BEGIN Dataset entries

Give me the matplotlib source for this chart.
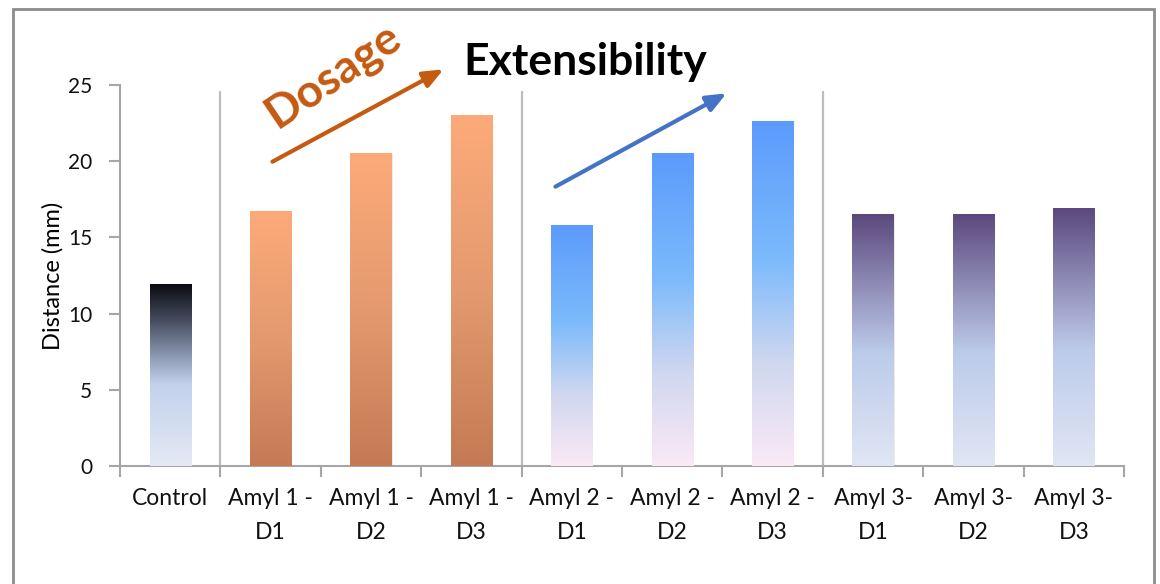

END Dataset entries
BEGIN Dataset entries

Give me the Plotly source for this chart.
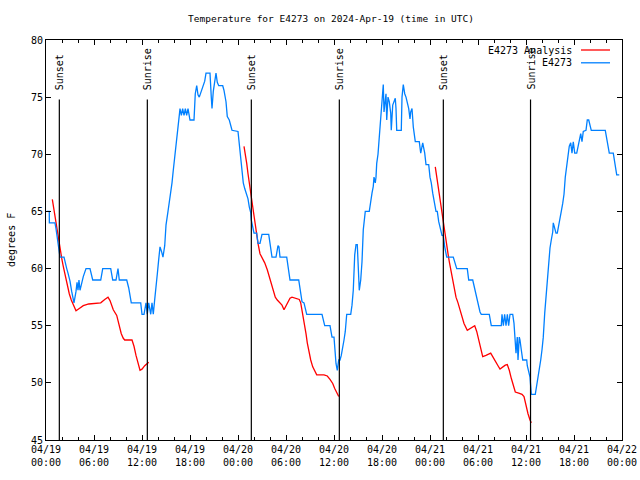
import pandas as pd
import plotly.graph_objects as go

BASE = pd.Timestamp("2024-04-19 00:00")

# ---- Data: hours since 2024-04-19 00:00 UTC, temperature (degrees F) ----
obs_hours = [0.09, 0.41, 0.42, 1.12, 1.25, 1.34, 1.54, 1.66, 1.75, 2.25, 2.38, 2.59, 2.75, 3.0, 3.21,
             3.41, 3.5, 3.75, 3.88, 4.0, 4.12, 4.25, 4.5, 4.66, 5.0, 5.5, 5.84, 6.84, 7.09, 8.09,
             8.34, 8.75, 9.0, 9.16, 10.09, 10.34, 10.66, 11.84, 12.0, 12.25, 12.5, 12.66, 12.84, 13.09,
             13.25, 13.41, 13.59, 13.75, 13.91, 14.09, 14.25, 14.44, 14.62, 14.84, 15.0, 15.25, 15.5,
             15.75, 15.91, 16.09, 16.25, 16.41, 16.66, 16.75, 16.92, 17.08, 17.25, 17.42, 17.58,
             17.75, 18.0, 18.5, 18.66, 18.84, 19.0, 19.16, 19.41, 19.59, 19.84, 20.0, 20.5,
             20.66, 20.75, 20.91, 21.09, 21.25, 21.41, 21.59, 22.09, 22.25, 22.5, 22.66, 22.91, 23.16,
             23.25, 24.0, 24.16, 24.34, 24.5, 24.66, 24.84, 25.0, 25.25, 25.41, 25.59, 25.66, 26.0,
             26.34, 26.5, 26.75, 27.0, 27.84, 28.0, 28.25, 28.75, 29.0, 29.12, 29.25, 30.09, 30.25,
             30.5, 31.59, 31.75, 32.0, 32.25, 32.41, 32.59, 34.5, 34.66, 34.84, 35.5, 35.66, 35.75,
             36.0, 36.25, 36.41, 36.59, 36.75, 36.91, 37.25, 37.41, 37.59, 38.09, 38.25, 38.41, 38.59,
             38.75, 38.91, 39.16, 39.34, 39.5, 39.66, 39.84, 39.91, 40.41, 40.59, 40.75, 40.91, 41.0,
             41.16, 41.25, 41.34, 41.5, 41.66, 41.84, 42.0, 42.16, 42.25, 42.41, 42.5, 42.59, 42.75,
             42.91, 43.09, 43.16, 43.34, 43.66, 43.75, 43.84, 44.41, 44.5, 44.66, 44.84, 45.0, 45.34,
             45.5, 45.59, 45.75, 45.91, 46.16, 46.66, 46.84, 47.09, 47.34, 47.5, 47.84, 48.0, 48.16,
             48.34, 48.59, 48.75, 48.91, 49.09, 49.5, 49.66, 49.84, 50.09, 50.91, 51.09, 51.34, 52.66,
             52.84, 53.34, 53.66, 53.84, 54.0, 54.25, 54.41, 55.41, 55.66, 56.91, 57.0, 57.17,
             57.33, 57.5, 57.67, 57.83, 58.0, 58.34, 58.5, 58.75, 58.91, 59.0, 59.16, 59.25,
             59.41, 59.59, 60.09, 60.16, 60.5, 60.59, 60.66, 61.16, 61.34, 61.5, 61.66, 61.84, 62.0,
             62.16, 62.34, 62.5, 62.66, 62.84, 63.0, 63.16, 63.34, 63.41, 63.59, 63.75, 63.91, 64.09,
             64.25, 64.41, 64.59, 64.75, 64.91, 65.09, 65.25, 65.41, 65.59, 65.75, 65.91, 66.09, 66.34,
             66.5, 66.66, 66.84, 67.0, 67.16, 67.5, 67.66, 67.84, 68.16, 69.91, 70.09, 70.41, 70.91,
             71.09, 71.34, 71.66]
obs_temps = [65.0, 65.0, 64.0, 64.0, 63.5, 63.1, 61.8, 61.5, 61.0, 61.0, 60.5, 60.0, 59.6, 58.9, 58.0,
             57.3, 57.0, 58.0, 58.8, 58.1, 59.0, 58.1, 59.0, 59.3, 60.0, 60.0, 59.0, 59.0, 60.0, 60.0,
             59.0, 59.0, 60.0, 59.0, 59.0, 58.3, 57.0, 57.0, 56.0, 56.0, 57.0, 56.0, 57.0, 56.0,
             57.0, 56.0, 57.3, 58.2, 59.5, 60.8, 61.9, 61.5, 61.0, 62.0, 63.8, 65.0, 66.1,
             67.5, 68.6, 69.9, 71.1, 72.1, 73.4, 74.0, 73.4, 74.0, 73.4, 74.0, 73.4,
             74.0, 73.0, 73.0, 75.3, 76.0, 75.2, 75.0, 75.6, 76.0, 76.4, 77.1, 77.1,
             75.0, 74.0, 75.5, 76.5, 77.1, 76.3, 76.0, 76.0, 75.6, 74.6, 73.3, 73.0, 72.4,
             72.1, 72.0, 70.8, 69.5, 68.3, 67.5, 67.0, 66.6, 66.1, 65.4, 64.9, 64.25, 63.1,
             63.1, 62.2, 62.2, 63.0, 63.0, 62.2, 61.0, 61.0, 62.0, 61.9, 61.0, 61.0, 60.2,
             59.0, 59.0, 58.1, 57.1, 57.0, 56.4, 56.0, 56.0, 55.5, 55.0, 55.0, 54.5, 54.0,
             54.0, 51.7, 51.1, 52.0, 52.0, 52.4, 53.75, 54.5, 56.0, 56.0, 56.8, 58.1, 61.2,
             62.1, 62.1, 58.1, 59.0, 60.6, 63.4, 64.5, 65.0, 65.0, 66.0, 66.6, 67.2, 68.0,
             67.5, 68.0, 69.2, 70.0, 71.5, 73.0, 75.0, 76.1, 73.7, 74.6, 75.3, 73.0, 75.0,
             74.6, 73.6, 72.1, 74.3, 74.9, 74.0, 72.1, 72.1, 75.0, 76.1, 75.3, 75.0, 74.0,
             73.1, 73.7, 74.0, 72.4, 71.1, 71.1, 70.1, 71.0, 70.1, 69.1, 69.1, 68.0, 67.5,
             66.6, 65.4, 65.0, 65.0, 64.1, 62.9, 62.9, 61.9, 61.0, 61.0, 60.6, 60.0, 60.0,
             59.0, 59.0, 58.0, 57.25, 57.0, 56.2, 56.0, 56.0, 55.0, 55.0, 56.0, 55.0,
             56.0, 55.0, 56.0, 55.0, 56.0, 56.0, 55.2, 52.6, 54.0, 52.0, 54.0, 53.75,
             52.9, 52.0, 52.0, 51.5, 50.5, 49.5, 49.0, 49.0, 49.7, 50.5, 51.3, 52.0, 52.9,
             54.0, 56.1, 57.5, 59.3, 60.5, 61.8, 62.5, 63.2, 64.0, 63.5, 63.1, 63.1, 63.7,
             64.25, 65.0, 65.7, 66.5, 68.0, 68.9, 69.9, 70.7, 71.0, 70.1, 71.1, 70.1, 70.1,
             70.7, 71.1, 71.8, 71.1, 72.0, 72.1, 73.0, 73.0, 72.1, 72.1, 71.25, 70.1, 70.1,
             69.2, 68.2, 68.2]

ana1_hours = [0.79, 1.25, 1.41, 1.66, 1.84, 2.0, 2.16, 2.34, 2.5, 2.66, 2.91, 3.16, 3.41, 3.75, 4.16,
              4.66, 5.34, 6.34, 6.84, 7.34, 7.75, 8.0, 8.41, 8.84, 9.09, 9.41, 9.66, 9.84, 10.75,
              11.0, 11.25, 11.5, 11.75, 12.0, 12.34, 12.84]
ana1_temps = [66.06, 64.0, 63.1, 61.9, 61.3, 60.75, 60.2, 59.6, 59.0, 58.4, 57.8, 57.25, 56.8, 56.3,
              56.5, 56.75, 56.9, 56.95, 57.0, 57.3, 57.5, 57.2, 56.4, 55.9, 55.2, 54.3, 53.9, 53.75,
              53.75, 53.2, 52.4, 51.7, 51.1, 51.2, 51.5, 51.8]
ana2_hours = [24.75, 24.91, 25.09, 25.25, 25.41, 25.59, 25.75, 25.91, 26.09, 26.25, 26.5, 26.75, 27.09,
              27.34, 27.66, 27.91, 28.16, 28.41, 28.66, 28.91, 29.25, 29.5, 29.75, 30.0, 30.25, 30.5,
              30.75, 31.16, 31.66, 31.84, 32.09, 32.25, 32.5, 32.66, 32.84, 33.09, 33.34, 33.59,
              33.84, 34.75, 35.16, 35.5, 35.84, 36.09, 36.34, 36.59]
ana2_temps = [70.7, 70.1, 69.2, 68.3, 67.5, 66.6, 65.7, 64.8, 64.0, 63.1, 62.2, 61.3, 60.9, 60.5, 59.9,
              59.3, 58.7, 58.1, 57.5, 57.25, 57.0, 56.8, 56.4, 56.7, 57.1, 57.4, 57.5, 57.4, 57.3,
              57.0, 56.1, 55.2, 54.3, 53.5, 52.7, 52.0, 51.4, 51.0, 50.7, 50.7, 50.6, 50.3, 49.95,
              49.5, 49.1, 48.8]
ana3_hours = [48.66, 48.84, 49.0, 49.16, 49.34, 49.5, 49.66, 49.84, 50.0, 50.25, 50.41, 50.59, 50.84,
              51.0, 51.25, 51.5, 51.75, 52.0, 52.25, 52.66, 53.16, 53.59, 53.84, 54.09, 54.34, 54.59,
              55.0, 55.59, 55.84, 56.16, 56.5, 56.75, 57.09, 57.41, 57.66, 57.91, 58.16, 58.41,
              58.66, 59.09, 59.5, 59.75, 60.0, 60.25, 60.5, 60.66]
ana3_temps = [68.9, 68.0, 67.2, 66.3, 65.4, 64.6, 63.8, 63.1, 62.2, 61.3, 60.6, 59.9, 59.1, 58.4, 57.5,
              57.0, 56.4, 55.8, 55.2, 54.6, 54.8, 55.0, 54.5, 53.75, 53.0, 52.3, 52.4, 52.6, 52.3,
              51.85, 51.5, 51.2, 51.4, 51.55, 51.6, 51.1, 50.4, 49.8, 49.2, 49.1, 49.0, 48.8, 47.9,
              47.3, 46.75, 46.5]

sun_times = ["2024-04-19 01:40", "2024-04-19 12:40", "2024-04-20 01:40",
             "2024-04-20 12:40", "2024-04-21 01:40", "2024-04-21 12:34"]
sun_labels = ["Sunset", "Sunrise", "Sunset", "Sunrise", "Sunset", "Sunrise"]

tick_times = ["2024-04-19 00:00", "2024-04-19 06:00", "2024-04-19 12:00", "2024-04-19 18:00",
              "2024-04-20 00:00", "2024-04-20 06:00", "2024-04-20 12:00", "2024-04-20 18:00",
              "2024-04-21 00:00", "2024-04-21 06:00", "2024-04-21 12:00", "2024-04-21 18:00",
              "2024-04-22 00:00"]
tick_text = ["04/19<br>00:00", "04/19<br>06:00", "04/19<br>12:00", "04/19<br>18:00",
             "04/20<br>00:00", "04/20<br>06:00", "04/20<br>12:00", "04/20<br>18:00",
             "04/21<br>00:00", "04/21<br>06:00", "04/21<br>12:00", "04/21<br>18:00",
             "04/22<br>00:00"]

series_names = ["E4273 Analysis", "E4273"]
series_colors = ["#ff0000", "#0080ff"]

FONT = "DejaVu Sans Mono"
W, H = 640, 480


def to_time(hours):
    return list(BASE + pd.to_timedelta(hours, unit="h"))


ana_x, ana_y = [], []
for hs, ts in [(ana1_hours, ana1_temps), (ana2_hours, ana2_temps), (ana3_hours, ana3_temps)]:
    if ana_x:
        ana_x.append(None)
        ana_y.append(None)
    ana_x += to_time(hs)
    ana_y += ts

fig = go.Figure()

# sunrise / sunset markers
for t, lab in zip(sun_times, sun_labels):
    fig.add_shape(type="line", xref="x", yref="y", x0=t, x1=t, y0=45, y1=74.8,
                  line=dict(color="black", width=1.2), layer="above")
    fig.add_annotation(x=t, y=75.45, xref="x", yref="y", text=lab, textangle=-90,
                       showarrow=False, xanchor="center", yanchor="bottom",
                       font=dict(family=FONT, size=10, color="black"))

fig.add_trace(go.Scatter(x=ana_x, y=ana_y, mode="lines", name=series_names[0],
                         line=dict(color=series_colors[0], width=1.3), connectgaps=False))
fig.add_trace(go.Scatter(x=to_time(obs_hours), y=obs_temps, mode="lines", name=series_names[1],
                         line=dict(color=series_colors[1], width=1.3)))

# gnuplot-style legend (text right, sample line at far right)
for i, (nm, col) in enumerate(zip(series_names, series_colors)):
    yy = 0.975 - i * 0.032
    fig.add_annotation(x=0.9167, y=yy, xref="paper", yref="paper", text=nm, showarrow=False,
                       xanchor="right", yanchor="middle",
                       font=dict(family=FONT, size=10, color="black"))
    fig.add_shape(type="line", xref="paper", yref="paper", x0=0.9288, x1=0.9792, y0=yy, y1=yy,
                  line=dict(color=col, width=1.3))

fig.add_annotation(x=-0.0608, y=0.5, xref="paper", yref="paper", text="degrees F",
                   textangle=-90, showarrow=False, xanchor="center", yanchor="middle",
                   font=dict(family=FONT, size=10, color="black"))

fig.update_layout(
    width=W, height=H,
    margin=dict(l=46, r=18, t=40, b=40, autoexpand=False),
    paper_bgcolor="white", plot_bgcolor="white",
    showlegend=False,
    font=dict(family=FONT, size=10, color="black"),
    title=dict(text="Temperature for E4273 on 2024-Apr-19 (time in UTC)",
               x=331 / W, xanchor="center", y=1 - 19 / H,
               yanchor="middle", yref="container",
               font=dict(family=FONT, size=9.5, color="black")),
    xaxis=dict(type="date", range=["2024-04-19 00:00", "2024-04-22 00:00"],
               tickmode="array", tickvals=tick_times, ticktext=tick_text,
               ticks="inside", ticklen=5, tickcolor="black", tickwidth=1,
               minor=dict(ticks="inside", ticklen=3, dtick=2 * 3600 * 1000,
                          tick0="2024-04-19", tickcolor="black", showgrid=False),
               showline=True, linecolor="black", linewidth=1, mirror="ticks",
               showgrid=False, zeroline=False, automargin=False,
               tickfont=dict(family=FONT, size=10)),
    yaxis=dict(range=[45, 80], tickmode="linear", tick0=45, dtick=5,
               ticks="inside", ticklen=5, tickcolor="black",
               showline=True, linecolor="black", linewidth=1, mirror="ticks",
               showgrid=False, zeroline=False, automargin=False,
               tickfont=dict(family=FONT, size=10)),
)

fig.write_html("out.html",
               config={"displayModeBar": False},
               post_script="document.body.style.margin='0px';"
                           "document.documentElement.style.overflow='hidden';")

END Dataset entries

**Request**
Show all lines from the records above where the word "this" occurs.

**Expected answer**
Give me the matplotlib source for this chart.
Give me the Plotly source for this chart.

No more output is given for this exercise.